**Supplied material**
━━━━━━━━━━
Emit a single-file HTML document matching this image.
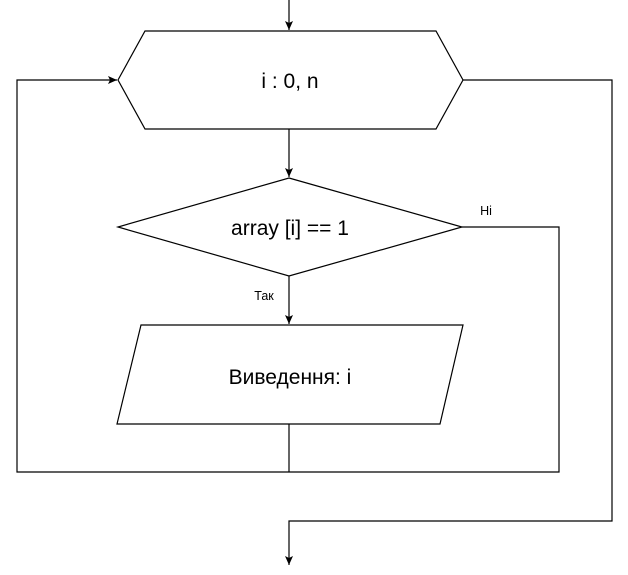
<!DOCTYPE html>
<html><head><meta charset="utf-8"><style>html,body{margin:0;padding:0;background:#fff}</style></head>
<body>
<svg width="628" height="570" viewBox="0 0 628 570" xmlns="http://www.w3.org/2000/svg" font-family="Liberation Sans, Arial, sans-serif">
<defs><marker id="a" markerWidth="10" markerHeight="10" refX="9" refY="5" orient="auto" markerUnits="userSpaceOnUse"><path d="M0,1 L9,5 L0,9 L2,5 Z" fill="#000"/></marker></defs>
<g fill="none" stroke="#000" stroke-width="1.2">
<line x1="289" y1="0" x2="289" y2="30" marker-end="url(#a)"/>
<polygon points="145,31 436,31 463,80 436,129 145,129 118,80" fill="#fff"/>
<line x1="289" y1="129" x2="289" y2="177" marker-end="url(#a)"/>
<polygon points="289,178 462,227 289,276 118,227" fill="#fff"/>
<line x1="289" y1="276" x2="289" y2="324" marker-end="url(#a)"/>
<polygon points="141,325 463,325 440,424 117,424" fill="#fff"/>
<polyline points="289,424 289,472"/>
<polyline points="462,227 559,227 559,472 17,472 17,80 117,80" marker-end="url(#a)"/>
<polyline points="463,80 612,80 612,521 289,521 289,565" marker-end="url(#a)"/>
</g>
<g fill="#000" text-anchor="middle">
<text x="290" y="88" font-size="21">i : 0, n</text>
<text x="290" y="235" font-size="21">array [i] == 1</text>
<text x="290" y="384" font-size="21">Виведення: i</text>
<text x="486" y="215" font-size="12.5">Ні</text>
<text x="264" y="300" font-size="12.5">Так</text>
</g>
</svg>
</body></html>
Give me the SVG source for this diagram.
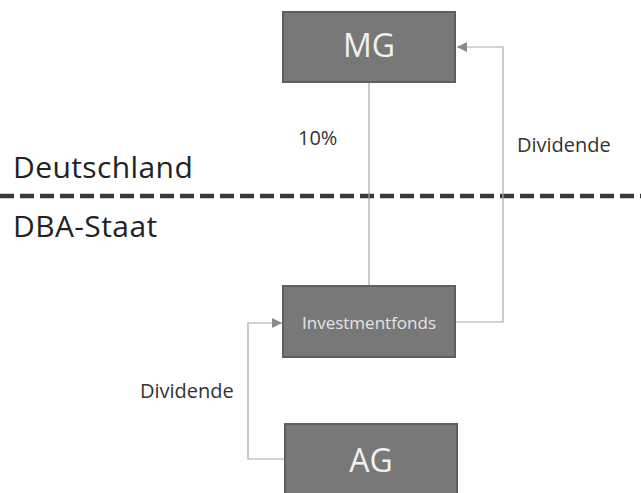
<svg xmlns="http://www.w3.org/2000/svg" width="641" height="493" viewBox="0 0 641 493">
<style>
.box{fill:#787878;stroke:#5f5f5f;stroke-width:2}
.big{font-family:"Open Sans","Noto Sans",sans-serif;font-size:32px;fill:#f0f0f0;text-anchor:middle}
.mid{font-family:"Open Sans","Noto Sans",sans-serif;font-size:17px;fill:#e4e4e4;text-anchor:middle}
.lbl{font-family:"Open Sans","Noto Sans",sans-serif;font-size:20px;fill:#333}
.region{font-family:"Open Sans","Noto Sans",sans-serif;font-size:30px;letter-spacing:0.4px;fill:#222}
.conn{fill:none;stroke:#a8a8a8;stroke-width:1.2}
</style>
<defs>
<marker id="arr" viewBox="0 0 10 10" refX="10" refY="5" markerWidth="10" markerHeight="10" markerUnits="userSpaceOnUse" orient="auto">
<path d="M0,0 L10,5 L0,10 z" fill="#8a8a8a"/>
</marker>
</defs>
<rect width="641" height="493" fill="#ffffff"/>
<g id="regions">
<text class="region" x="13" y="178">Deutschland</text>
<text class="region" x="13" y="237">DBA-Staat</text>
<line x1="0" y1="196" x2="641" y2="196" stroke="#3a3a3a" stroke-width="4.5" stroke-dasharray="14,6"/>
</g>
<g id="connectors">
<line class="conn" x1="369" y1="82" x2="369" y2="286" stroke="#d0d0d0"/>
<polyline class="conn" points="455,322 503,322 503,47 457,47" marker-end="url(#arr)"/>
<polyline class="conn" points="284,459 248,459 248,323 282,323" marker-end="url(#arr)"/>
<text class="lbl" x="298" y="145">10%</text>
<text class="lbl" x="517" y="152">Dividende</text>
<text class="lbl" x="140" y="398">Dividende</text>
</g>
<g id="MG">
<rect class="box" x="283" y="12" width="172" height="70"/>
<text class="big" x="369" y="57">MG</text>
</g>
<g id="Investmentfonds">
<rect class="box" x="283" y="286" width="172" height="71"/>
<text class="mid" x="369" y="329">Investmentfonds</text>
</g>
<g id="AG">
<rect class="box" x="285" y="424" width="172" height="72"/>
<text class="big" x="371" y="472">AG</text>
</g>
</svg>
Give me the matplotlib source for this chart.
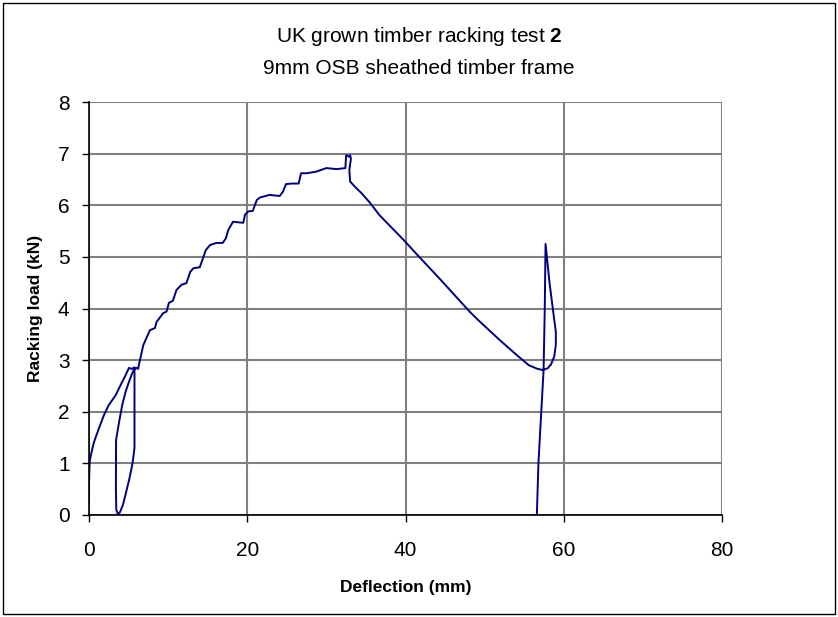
━━━━━━━━━━
**Your objective**
Which lines above contain "Give"? Show each of them.

**Expected answer**
Give me the SVG source for this diagram.
Give me the matplotlib source for this chart.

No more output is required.